My disappointment, however, is a symptom of the privilege of knowing the future. For Lemuel, the fall of Vicksburg may have been cause to celebrate, but he was living through the Civil War day by day. Two weeks after Vicksburg, he and his comrades were engaged with another Confederate Army near Jackson, Mississippi. War is a legendarily fickle business, which Clausewitz likened to a game of chance, and Lemuel could not know, as I do, that the tide had turned definitively against the Confederacy. That fact would have been cold comfort as he and his comrades marched into the Louisiana bayous two months later in a failed, and now nearly forgotten, campaign to capture Eastern Texas. Few of us know what a post-COVID world will look like, and even if we have turned a corner in our struggle to contain and combat the pandemic, that is for history to tell definitively. We too live day to day, watching and listening to reports of mortality ringing like the echo of distant gunfire.

Unlike my own story, I know how Lemuel’s ends.
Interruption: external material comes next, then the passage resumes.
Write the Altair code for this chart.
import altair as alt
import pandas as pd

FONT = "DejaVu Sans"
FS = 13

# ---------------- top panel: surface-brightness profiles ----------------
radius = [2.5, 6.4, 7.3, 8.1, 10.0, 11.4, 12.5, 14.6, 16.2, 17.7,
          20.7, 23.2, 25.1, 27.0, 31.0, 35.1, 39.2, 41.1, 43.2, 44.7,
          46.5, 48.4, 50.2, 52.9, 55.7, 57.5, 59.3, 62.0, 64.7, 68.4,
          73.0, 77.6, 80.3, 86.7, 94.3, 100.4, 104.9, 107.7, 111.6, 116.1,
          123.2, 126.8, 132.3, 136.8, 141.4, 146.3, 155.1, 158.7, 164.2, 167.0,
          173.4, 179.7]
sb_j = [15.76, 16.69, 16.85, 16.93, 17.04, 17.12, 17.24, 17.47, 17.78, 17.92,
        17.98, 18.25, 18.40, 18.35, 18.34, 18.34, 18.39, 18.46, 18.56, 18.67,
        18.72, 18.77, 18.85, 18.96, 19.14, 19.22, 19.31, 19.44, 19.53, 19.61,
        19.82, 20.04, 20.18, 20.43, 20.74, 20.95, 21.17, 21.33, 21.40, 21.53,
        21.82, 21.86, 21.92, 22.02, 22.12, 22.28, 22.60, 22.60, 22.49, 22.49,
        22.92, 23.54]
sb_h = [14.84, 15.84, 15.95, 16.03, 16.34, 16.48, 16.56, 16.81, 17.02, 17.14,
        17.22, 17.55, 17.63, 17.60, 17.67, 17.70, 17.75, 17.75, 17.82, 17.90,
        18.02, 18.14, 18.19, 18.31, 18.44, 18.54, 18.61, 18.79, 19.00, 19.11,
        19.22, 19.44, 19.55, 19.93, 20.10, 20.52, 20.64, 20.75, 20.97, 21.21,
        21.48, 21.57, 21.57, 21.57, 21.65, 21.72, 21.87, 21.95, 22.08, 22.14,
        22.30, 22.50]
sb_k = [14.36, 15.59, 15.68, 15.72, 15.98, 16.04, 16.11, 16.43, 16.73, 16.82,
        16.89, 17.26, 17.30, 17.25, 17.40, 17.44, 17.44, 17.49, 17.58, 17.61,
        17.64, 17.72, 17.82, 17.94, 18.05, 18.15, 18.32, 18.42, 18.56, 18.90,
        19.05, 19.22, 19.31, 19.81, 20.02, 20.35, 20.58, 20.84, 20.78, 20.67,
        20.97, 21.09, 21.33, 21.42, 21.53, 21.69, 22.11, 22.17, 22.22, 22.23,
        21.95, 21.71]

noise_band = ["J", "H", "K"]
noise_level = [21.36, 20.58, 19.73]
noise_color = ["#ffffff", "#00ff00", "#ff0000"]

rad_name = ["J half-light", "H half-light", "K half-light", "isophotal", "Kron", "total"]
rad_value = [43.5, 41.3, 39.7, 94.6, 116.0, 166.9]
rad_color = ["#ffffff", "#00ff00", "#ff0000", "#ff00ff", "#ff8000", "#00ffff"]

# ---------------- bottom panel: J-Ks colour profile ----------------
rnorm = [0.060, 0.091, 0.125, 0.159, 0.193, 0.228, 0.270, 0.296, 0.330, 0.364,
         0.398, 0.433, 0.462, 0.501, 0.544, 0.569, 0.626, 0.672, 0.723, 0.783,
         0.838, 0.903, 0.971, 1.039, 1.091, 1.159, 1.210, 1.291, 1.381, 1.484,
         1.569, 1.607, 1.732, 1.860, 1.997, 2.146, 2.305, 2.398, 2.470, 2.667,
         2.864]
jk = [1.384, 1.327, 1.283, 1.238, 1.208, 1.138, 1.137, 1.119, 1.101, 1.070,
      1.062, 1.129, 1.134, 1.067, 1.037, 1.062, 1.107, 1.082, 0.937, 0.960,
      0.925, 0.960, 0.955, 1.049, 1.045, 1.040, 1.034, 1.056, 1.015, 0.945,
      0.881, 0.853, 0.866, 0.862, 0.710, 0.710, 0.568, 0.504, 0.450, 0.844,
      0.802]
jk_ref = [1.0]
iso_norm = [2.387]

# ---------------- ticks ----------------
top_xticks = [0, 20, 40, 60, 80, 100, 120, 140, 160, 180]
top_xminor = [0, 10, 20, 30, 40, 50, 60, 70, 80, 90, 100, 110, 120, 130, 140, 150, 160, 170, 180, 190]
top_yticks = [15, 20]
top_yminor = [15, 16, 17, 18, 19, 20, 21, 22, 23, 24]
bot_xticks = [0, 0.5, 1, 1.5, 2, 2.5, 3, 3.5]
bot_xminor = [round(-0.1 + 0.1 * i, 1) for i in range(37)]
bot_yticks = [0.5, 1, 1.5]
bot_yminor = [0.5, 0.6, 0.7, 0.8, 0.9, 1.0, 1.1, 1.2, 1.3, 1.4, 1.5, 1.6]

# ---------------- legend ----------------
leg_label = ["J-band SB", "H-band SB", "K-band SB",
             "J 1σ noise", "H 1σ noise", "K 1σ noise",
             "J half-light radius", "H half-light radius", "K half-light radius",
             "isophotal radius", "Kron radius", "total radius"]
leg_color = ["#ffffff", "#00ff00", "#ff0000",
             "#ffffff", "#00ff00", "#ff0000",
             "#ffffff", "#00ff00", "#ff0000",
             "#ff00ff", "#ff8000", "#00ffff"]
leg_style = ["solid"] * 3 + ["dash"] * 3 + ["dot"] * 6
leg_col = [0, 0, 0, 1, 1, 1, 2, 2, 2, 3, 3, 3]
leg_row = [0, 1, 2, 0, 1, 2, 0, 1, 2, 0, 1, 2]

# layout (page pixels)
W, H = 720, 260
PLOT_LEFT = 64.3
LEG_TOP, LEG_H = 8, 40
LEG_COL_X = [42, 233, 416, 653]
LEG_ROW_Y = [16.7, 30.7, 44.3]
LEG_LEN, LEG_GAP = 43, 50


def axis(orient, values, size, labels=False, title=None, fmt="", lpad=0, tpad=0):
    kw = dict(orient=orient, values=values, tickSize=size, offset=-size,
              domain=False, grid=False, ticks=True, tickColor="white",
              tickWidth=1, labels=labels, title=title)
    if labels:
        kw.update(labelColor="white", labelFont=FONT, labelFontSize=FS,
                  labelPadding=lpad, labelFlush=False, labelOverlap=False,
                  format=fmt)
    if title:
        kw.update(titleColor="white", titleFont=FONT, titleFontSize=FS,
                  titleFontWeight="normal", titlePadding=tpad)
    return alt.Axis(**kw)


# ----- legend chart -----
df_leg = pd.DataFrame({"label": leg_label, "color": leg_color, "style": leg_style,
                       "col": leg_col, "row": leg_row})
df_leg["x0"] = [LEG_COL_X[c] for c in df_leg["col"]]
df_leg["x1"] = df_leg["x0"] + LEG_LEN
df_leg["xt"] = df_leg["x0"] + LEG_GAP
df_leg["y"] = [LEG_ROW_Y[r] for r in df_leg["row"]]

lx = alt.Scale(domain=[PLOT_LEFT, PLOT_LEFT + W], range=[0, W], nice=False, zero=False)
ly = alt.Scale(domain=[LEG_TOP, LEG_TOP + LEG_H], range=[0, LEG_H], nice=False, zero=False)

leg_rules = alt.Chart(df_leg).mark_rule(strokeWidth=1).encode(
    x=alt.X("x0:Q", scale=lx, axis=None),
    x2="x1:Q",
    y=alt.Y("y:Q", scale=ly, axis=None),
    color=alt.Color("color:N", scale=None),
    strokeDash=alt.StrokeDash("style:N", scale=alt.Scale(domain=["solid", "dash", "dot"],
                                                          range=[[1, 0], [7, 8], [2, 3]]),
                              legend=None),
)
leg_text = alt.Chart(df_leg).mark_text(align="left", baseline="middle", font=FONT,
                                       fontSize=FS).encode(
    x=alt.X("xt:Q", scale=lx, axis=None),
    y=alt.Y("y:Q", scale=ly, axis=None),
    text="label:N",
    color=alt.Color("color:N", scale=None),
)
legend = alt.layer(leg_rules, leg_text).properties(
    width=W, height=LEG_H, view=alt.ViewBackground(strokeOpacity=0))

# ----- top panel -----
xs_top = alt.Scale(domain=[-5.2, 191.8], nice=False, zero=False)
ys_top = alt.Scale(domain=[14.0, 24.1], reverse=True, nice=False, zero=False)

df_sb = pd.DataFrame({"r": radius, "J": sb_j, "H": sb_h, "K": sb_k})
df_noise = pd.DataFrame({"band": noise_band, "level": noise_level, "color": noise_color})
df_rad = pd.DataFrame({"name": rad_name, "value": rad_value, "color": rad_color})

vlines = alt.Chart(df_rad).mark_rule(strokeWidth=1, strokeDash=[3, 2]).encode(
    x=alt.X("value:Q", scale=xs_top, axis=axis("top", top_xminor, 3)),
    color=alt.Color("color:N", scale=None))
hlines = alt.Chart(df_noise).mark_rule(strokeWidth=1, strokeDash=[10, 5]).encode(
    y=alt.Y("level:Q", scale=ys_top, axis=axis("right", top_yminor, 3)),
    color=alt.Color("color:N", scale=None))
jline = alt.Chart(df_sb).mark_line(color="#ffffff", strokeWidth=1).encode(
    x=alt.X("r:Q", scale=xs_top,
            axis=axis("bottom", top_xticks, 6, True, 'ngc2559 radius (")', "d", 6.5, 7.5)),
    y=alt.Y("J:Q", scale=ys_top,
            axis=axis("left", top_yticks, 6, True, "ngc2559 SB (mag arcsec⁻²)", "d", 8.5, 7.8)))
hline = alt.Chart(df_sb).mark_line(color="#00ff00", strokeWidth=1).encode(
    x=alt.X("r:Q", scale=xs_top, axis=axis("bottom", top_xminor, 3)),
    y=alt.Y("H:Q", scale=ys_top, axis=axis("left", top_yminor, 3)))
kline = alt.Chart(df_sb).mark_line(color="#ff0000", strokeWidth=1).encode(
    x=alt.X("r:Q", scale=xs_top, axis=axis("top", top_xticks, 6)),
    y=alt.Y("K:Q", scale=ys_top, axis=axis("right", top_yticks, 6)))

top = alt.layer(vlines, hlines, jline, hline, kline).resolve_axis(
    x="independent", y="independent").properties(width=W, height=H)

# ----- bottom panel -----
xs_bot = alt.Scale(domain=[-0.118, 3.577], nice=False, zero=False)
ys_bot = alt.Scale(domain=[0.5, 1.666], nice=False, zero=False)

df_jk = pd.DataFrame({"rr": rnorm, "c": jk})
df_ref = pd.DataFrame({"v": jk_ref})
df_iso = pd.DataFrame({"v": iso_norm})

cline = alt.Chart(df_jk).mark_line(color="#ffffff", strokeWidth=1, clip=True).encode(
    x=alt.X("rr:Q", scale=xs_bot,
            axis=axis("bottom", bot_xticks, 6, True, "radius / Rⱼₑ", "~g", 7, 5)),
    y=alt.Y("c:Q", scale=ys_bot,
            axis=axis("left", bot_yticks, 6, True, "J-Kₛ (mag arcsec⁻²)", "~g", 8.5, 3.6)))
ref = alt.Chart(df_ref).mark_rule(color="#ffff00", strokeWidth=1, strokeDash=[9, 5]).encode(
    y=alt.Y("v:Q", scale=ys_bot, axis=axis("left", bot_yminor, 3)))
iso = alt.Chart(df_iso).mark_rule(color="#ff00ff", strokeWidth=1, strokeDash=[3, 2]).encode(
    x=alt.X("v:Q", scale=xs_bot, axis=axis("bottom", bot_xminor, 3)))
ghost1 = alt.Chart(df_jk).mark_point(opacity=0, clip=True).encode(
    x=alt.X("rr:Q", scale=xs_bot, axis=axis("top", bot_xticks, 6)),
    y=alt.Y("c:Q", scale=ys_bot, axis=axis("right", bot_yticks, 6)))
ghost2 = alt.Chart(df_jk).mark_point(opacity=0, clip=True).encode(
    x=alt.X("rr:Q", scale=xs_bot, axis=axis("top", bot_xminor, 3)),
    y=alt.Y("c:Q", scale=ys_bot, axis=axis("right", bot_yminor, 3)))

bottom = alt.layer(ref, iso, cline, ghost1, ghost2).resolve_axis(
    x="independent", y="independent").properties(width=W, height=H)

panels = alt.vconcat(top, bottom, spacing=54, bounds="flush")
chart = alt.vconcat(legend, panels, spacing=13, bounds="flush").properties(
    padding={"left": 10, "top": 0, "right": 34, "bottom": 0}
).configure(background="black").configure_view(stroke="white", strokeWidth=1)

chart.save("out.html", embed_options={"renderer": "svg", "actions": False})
He survived and came home after another year of service. He was 36 when honorably discharged, 11 years older than the average Civil War soldier. He was also lucky; 30% of his regiment, the 47th Indiana Volunteer Infantry, never came home. I know few of the details of his subsequent life after the diary ends in 1864, but I do know he married (at least) twice and fathered a few children, including my great grandmother, before he breathed his last in 1916. He is proof that life goes on despite national calamities, and that’s reason to be hopeful. Furthermore, he found ways to distract himself, just like me, through long and difficult days. My favorite entry in the diary comes near the end, as he awaits the steamer that will carry him upriver from New Orleans on the long trip home to Indiana for the first time in over two years. It reads, in his characteristically terse style, “[April] 4th [1864], I got my fortune told.”

Maybe he did know the future after all. I certainly don’t, but I’m glad to report that, after a week of quarantine, “nothing of note has occurred.”